Only Mila, Olivia, and Violet remain. A final clue reveals that the dinner garnish resembles oleander, a deadly poison, but is actually harmless. The only plate with the garnish uneaten is Olivia's, exposing her as someone who recognized oleander because she has used it to kill before. Olivia attacks with a machete and douses the hallway with gasoline, but Violet shoots her with a gun she brought to the island, whose bullets Mila had removed early in the week but secretly replaced. Before dying, Olivia implies she conspired with someone she believed was Alastor.
The final game is Confession. Violet confesses that she stole her debut novel from an online critique partner named Ana Aracely-Ortega. Mila reveals her true identity as Ana Emilia, the person Violet wronged, and clarifies she is not Alastor but was recruited because of her vendetta. They reconcile, each apologizing.
As fire engulfs the mansion, they enter a confessional booth that functions as a puzzle box: Both must be locked inside for an escape passage to open, but only one booth leads to freedom. Mila traps herself so Violet can escape. Cassandra Hutchinson then appears, alive, revealing herself as J. R. Alastor. She explains that she is the mother of Jacqueline, the girl who drowned at camp with Ashton. Her second husband, lawyer Michael Rothchild, had represented Violet in the plagiarism case and conspired with Rodrigo to suppress Mila's evidence. Cassandra killed Michael and orchestrated the retreat to punish all those connected to these wrongs. She frees Mila and sacrifices herself in the fire. The full truth of Ashton's sin also becomes clear: The drowning was not an accident but the result of a cruel prank in which Ashton pushed the canoe from shore knowing Jacqueline could not swim.
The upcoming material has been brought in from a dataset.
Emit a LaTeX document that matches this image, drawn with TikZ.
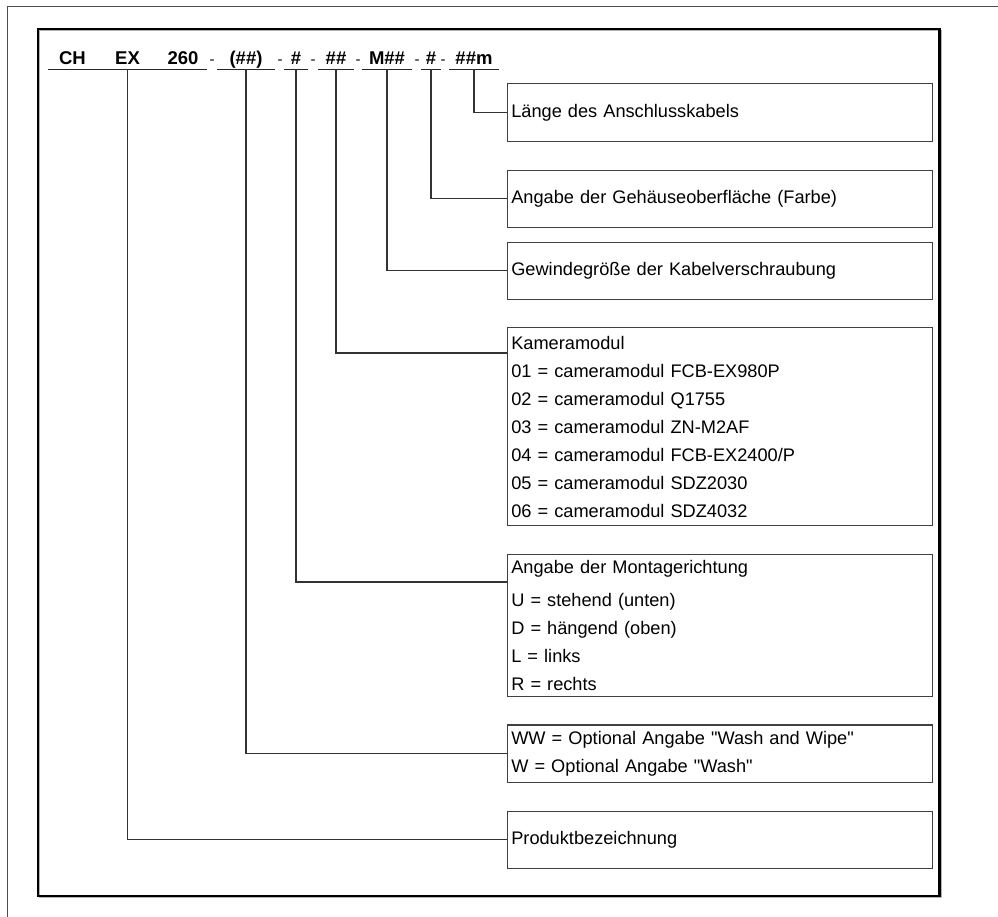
\documentclass[tikz,border=0pt]{standalone}
\usepackage{fontspec}
\setmainfont{Liberation Sans}
\tikzset{
  code/.style={font=\bfseries\fontsize{18.5}{20}\selectfont,inner sep=0pt,anchor=base},
  seg/.style={code,text depth=4pt,minimum height=0pt},
  sep/.style={font=\fontsize{15}{16}\selectfont,inner sep=0pt,anchor=base},
  infobox/.style={draw=black!75,line width=1.2pt,anchor=north west,align=left,text width=417pt,inner xsep=4pt,inner ysep=0pt,font=\fontsize{18.2}{28}\selectfont},
  wire/.style={draw=black!80,line width=1.1pt},
  uline/.style={draw=black!85,line width=1.3pt}
}
\begin{document}
\begin{tikzpicture}[x=1pt,y=-1pt]
  \useasboundingbox (0,0) rectangle (998,917);
  % frames
  \draw[black!70,line width=1.2pt] (7.3,917) |- (998,6.7);
  \draw[gray!60,line width=1pt] (39.5,30.5) rectangle (941,897.5);
  \draw[black,line width=2.4pt] (38.2,28.8) rectangle (939.5,896);

  % type code
  \node[code] (ch) at (72.5,65) {CH};
  \node[seg,minimum width=159pt] (typ) at (127.5,65) {EX};
  \node[code] (num) at (183,65) {260};
  \node[seg,minimum width=58pt] (opt) at (246,65) {(\#\#)};
  \node[seg,minimum width=24pt] (dir) at (296,65) {\#};
  \node[seg,minimum width=36pt] (cam) at (336,65) {\#\#};
  \node[seg,minimum width=50pt] (thr) at (387,65) {M\#\#};
  \node[seg,minimum width=20pt] (col) at (431,65) {\#};
  \node[seg,minimum width=50pt] (len) at (474,65) {\#\#m};
  \foreach \name/\x in {s1/212,s2/280,s3/313,s4/358,s5/417,s6/443}
    \node[sep] (\name) at (\x,65) {-};
  \foreach \name in {typ,opt,dir,cam,thr,col,len}
    \draw[uline] (\name.south west) -- (\name.south east);

  % explanations
  \node[infobox,minimum height=57.4pt] (lenbox) at (506.7,83.3) {Länge des Anschlusskabels};
  \node[infobox,minimum height=56.7pt] (colbox) at (506.7,170) {Angabe der Gehäuseoberfläche (Farbe)};
  \node[infobox,minimum height=57.3pt] (thrbox) at (506.7,241.7) {Gewindegröße der Kabelverschraubung};
  \node[infobox,minimum height=198pt] (cambox) at (506.7,327) {Kameramodul\\
    01 = cameramodul FCB-EX980P\\
    02 = cameramodul Q1755\\
    03 = cameramodul ZN-M2AF\\
    04 = cameramodul FCB-EX2400/P\\
    05 = cameramodul SDZ2030\\
    06 = cameramodul SDZ4032};
  \node[infobox,minimum height=141.7pt] (dirbox) at (506.7,554) {Angabe der Montagerichtung\\[5pt]
    U = stehend (unten)\\
    D = hängend (oben)\\
    L = links\\
    R = rechts};
  \node[infobox,minimum height=57.7pt] (optbox) at (506.7,724.3) {WW = Optional Angabe \textquotedbl Wash and Wipe\textquotedbl\\
    W = Optional Angabe \textquotedbl Wash\textquotedbl};
  \node[infobox,minimum height=57pt] (typbox) at (506.7,810.7) {Produktbezeichnung};

  \draw[wire] (len.south) |- (lenbox.west);
  \draw[wire] (col.south) |- (colbox.west);
  \draw[wire] (thr.south) |- (thrbox.west);
  \draw[wire] (cam.south) |- ([yshift=-26pt]cambox.north west);
  \draw[wire] (dir.south) |- ([yshift=-28pt]dirbox.north west);
  \draw[wire] (opt.south) |- (optbox.west);
  \draw[wire] (typ.south) |- (typbox.west);
\end{tikzpicture}
\end{document}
Deducing from Olivia's dying words that Ashton must still be alive, Violet finds him strapped to a wheelchair under the dock, left to drown with the rising tide, and rescues him. Mila escapes the burning house and reunites with Ashton and Violet as boats from the mainland approach. A newspaper article reports the fire as an accidental propane leak, listing seven dead and three injured. The three survivors agree not to involve police but commit to anonymously helping identify Olivia's serial-killing victims. An epilogue set two years later reveals that Violet and Mila have co-authored a bestselling thriller and transformed Wolf Harbor Island into an invite-only writers' retreat center.